Probably just a lot of people shrugging and saying "I guess this guy doesn't want us abusing his free service for our own gain" and "it was fun while it lasted".

All indications pointed towards all these people using his service in bad faith. I went to his website and it's obviously meant for cross-browser testing, not spoofing your user agent, circumventing regional restrictions or whatever it was preventing them from accessing Whatsapp directly.

1 comments

Jio phones appear to run a mobile OS that is not supported by whatsapp.

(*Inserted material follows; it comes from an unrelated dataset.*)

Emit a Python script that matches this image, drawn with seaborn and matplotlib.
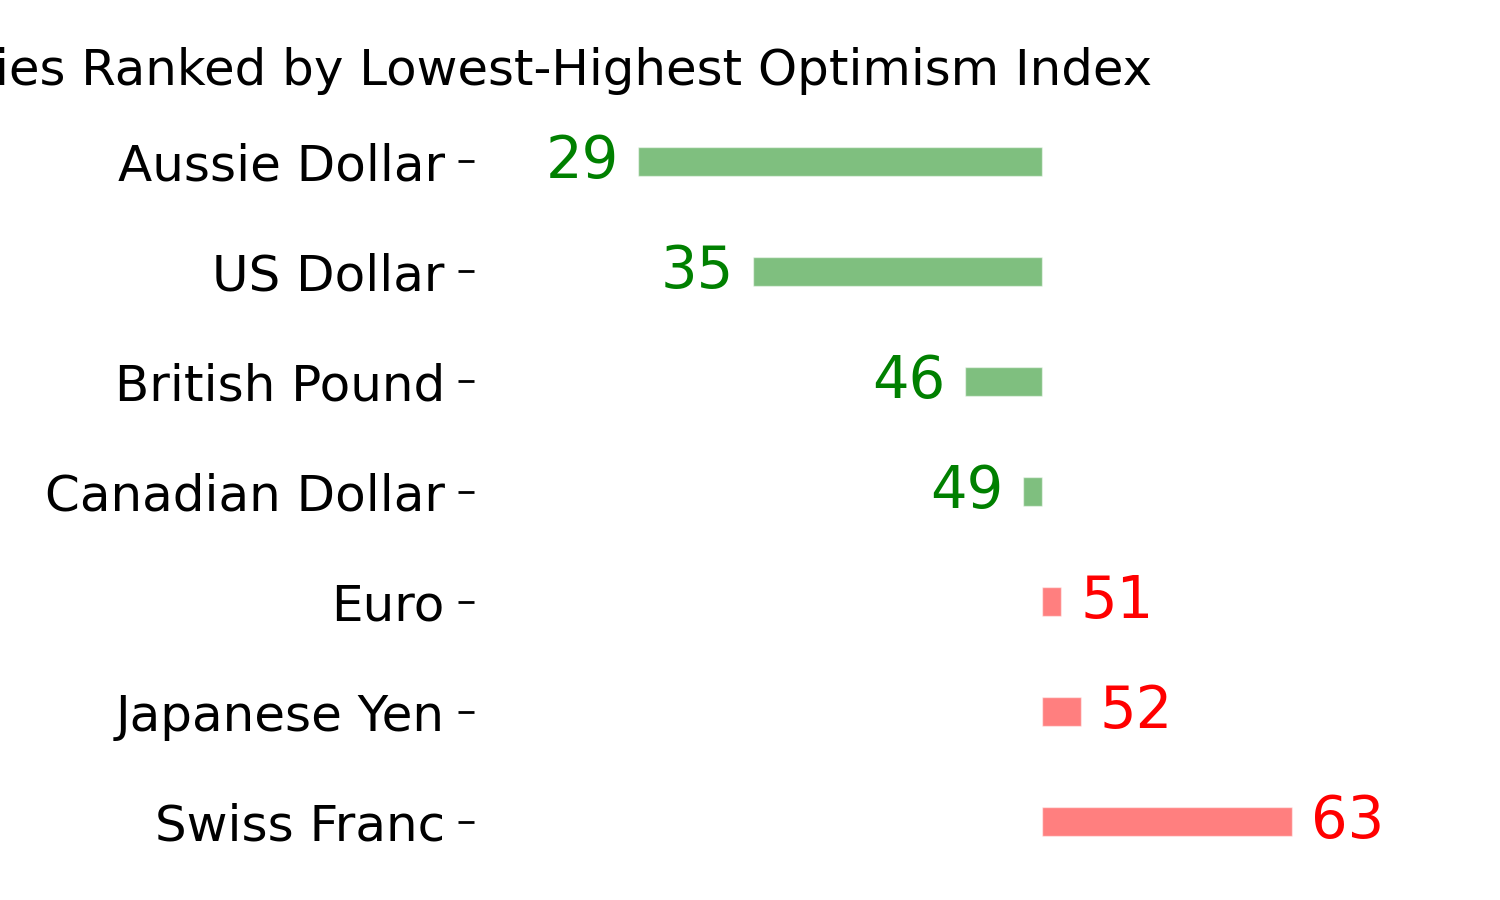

Effectively they are using his server to host the whatsapp instance and then only deal with the very front end of the whatsapp code natively.
I tried bringing up an Android VM and see if I could escape the web browser and get to an app store, but couldn't, at least not by doing anything more than just poking around with the mouse (if the Indians in question had the know-how to do something more intrusive I doubt they would need Browserly to circumvent the restriction in the first place). And it would be strange if Browserly would allow the browser to be escaped and software to be installed, it's practically asking for his service to be abused.

So I'm pretty sure what they want is to access the Whatsapp web interface and use Browserly for user agent spoofing, circumventing geographic blocking or some kind of blocking on their phones like a 0.0.0.0 entry for whatsapp.com in the hosts file. Either way it's a major dick move if you ask me, especially when there is no shortage of services built for this exact purpose.